Typically, the Chapter offers two to three lectures each year, co-sponsored by other UW-Madison campus departments and research units, local philanthropic groups, foreign affairs agencies, the Madison-Freiburg Sister City Project and Wisconsin-Hessen Society, the Max Kade Institute, the Goethe Institut-Chicago, and German heritage groups. Discussions generally take place in the afternoon to allow students and business professionals to attend.

In previous years, the Chapter has hosted events with speakers such as Juliane Schaeuble, U.S. Correspondent for Der Tagesspiegel; Anja Goerz, journalist, radio host, and author; and Eckart von Unger, Manager at Germany Trade & Invest. Topics discussed at Chapter events range from transatlantic relations to politics to strategies to meet the skills gap.

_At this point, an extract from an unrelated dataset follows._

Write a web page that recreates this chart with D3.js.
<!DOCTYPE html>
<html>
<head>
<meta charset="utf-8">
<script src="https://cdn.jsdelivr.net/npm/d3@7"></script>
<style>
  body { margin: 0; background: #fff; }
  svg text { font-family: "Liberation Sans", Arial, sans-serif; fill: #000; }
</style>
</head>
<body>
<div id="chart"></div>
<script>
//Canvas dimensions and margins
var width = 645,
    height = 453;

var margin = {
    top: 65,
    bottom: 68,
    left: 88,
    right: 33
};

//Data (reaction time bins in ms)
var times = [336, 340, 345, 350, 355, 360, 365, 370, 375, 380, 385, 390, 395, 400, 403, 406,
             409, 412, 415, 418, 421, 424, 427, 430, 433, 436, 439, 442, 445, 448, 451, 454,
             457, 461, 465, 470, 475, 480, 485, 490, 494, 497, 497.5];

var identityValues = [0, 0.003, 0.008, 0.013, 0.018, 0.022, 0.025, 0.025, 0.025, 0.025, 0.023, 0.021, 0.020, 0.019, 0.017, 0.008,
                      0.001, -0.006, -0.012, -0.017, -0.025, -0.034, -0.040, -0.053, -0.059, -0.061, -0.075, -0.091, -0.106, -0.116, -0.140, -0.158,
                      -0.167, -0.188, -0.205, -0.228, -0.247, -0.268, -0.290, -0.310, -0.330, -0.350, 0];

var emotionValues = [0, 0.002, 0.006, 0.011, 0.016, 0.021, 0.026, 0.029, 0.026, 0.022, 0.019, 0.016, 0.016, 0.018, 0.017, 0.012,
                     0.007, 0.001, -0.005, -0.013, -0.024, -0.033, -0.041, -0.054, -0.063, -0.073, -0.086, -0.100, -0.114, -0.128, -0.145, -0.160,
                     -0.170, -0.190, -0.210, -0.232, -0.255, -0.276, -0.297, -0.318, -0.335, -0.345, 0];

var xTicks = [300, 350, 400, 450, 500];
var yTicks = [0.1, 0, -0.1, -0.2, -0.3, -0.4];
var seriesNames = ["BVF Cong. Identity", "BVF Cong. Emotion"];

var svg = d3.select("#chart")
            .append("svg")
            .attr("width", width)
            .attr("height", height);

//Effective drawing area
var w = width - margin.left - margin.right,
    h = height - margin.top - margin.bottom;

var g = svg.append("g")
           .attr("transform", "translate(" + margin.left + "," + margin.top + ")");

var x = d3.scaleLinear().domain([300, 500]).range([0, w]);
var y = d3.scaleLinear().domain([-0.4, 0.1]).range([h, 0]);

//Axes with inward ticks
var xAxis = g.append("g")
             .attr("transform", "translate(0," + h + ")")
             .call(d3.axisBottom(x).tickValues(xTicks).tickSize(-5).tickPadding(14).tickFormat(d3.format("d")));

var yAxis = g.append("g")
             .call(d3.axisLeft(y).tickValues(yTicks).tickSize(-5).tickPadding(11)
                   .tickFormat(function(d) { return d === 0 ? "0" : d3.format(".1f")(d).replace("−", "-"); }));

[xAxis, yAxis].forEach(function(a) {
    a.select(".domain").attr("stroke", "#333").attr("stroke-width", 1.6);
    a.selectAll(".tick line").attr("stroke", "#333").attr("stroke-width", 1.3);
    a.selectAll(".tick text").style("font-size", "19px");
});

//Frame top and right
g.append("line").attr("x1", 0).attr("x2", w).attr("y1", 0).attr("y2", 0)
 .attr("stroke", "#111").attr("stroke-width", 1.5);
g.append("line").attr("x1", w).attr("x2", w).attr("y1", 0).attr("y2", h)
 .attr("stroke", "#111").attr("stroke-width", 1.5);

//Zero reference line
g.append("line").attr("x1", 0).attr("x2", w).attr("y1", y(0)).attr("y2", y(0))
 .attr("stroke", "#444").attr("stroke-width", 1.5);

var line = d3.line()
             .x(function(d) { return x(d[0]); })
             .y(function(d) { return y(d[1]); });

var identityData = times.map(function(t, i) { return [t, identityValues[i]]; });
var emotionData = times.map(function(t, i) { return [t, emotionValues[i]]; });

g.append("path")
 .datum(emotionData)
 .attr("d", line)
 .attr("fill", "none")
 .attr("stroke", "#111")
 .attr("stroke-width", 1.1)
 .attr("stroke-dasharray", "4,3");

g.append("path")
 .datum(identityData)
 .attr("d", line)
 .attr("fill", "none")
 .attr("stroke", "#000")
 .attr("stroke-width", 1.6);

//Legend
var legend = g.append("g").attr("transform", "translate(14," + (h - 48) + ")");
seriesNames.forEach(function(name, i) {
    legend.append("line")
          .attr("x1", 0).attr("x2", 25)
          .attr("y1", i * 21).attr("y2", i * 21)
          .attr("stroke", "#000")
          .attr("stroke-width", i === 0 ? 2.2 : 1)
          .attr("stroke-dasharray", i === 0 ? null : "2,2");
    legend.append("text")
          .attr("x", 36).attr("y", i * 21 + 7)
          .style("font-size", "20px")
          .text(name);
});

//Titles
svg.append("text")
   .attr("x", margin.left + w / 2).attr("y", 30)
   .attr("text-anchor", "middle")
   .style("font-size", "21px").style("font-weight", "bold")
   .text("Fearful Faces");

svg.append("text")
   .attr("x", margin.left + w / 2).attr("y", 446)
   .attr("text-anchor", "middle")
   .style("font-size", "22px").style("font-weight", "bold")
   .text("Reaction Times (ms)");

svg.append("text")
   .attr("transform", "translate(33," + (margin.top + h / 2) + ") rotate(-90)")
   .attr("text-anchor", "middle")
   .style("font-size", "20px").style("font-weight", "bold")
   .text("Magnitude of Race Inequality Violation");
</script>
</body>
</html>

About the Chapter Director

Elizabeth Covington
Executive Director of the European Studies Alliance
University of Wisconsin-Madison
eecovington@wisc.edu

Dr. Elizabeth Covington is Executive Director of the European Studies Alliance at the University of Wisconsin-Madison, where she writes grants for and administers three independent centers with combined budgets of $1.2 million per annum. The European Studies Alliance is part of the University of Wisconsin-Madison Division of International Studies and International Institute, one of the leading international studies specialized units in the United States. Dr. Covington works closely with at least 100 faculty among the 245 faculty affiliated with European Studies, in disciplines ranging from German to Industrial Systems Engineering to Life Sciences Communication, and beyond. She also collaborates with diverse off-campus constituencies – in the local region, nationally, and internationally, especially those in business and international education (German Academic Exchange Service, Madison Committee on Foreign Relations, Global European Union Centers of Excellence, German-American Chamber of Commerce).

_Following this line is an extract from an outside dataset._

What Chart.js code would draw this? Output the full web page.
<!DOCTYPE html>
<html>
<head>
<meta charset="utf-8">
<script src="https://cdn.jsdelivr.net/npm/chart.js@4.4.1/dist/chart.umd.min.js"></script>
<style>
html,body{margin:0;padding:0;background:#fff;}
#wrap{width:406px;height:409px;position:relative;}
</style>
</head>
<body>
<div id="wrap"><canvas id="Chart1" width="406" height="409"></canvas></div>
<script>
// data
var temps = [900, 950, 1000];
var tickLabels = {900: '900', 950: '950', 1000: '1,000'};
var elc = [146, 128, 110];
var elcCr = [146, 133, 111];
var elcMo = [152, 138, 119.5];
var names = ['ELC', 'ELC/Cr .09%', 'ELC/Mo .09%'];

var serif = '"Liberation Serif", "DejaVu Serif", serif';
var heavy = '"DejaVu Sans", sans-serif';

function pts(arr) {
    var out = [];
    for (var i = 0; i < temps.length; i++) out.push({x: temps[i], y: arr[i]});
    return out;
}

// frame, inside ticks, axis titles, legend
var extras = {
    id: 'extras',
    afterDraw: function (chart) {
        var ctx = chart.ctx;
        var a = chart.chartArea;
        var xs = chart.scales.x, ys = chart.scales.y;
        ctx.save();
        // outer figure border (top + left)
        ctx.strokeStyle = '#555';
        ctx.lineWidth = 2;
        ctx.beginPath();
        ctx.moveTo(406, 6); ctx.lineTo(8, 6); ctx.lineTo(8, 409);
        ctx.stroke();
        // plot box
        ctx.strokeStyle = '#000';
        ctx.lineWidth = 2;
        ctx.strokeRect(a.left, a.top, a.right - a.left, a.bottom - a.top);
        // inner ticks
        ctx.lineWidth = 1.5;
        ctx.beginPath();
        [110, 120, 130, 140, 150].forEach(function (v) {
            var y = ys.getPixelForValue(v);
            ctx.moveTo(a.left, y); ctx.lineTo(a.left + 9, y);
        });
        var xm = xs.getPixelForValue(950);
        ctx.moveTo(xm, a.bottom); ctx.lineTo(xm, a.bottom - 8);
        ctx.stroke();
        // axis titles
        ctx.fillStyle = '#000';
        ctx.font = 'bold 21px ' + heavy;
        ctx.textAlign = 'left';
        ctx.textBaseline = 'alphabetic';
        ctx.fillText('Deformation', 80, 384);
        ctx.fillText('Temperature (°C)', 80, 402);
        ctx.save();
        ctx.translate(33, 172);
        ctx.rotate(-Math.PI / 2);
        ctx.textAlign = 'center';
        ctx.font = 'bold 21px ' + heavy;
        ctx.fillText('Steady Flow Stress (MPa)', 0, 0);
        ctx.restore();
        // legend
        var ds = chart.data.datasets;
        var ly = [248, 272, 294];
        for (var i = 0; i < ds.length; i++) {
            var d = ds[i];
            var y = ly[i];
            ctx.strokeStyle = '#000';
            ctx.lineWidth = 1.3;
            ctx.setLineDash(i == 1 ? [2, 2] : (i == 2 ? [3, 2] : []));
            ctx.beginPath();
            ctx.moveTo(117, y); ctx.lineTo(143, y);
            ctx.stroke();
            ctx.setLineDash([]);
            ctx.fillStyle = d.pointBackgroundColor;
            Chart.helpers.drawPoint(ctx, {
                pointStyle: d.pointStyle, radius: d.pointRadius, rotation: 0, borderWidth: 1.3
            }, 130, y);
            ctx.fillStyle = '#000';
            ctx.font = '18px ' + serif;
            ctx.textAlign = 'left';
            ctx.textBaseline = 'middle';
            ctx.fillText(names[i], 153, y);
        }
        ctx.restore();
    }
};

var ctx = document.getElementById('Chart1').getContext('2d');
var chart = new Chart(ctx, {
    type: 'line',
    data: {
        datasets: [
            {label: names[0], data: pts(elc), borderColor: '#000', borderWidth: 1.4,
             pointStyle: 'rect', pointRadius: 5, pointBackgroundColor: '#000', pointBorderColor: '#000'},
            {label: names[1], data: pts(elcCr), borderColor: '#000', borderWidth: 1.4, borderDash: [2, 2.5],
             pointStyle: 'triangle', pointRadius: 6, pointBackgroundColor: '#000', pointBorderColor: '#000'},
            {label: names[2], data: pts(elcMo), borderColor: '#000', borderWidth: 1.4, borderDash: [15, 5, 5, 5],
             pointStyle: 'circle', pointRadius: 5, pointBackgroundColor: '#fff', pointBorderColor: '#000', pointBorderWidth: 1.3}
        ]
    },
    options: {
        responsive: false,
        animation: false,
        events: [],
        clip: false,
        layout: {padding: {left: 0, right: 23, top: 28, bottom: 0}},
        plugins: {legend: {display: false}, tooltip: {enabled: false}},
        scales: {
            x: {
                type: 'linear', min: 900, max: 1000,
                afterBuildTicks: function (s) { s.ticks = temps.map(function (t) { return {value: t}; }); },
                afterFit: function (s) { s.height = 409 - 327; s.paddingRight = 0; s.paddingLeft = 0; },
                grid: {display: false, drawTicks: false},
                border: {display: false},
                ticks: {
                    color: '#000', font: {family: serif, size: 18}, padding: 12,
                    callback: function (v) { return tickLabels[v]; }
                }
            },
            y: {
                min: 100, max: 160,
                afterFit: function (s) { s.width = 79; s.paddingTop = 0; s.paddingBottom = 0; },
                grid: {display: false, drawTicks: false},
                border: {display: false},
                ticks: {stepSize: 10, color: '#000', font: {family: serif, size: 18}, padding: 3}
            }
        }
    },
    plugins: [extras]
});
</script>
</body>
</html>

She earned a doctorate in Modern European History from UCLA and an advanced degree from the University of Paris, and has been teaching history, French, English, and International Studies at the university level since 1987. She has won fellowships and awards from the DAAD and the Andrew Mellon Foundation. She currently teaches “From Europe to EU,” an honors seminar which traces European integration from 1945 through the current eurozone crisis, and has taught several courses on comparative German and U.S. environmental and consumer policy. She does some comparative research on EU/U.S. consumer organizations and their relationship to civil society in her free time.